Observations on Spatial Specificity in the Modification of Porous Graphene Layers.

Abstract

Self-initiated photografting and photopolymerization (SIPGP) is a simple one-step polymerization process that can yield dense polymer layers on various surfaces, including pristine graphene. This process, however, has so far not been managed to be site selective. Herein, SIPGP is used to selectively functionalize the edges of pores in chemical vapor-deposited porous graphene sheets. The pore edges formed during the graphene fabrication serve as directing reactive sites for the functionalization process. By polymerizing styrene monomers from the pore edges using a radical-mediated process, polymer chains are preferentially grafted along and from the pore edges of the graphene.

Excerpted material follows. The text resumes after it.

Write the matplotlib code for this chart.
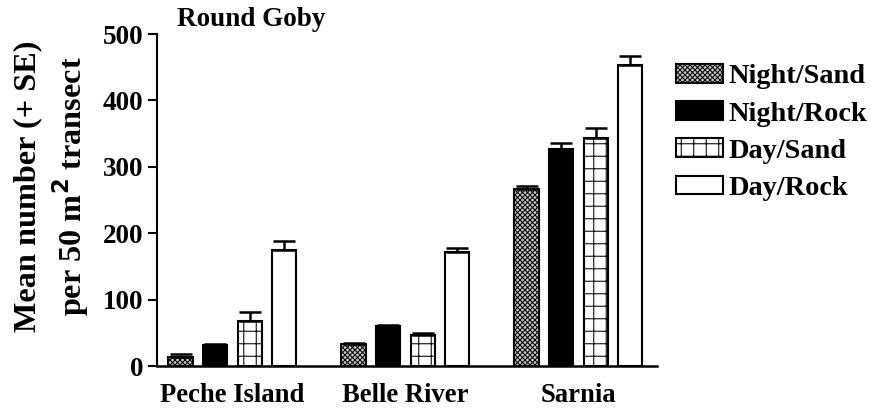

The spatial selectivity of the process is unambiguously demonstrated by the presence of a polymer rim around the pores in the atomic force microscopy data. The height of these polymer rims and the pore dimensions are measured, demonstrating the tunability of these characteristics by changing the reaction conditions (varying polymerization time from 0 to 24 h). The precise selectivity and controllability of the SIPGP process for the pore edges are potentially interesting for using porous graphene as functional membranes in different technological applications such as Per- and Polyfluoroalkyl substances (PFAs) -free waterproof membrane or state-of-the-art membranes for water desalination.